Ich glaube, das Ganze ist eine Reform, die sich sehen lassen kann, zwar keine herausragende, große Reform, aber sie genügt dem, was die Aufgabe unserer Richter und Staatsanwälte ist. Genau damit wird die Koalition dieser Aufgabe und einer Veränderung maßvoll gerecht.

(Beifall bei der CDU und Abgeordneten der FDP/ DVP)

Das Wort erteile ich Herrn Abg. Stickelberger.

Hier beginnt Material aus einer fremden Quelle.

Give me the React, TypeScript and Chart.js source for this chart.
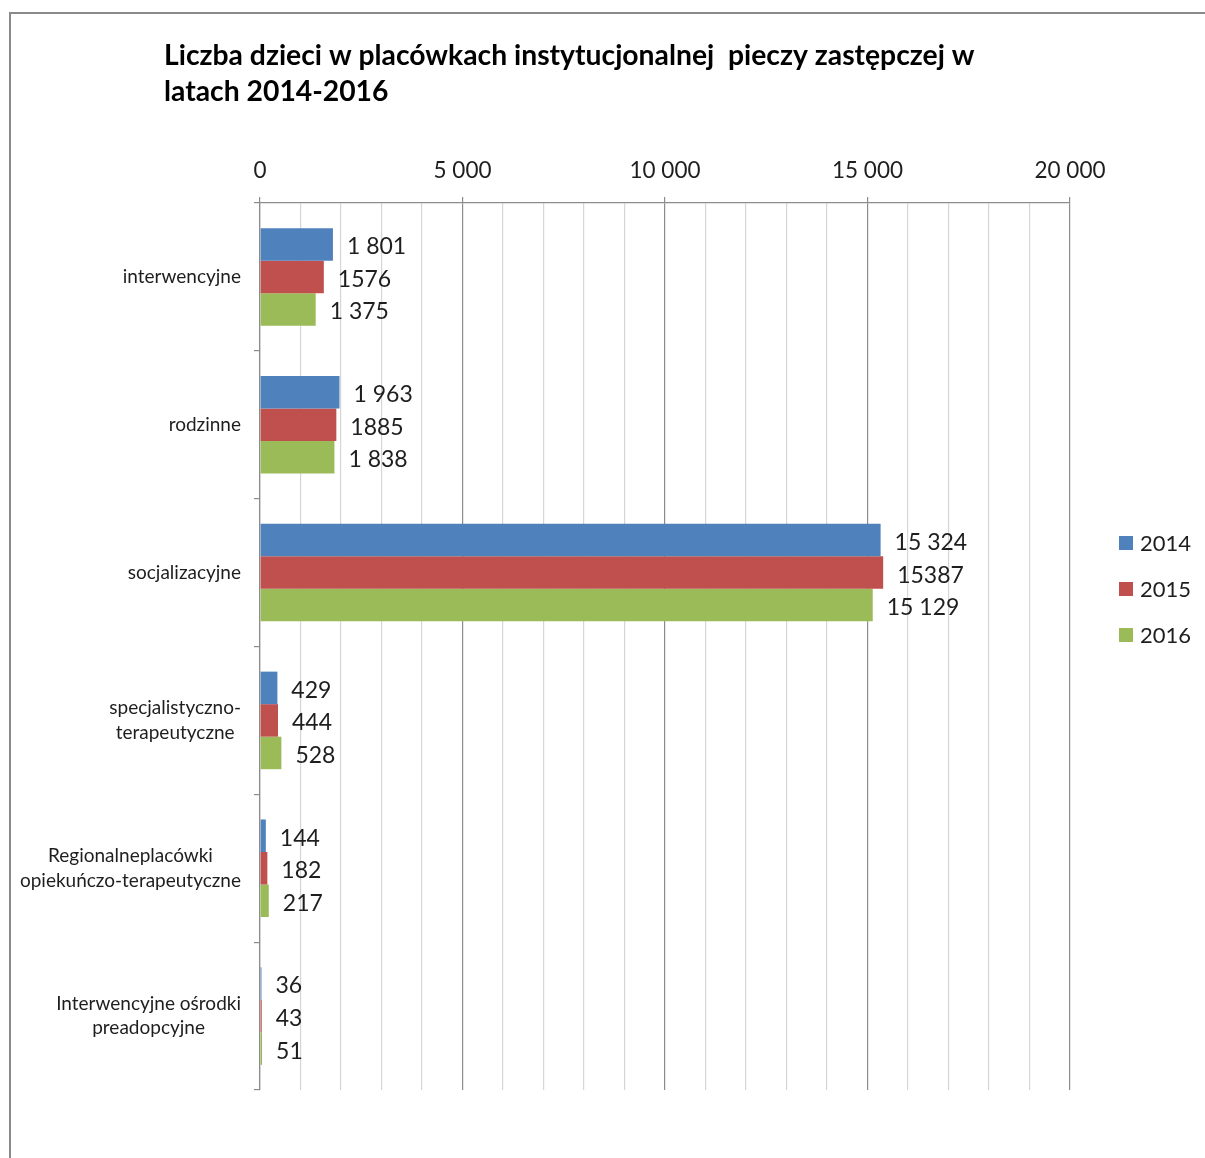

Herr Präsident, meine Damen und Herren, liebe Kolleginnen und Kollegen! Ich bin nicht so optimistisch wie Sie, Herr Oettinger. Gestern Nachmittag um 17 Uhr wurde nach etwa sechsmonatigem Leiden und fünfstündigem Todeskampf die große Justizreform in Baden-Württemberg zu Grabe getragen.

(Beifall bei der SPD und des Abg. Kretschmann GRÜNE)

Frau Justizministerin, ich darf Ihnen im Namen der SPDFraktion hier im Hause unser Beileid aussprechen.

(Heiterkeit und Beifall bei der SPD – Abg. Dr. Reinhart CDU: Es leben doch alle! Die sind alle le- bendig! – Abg. Pfister FDP/DVP: Jetzt wird es aber unanständig, fast makaber! Pietätlos! Es geht um Pietät!)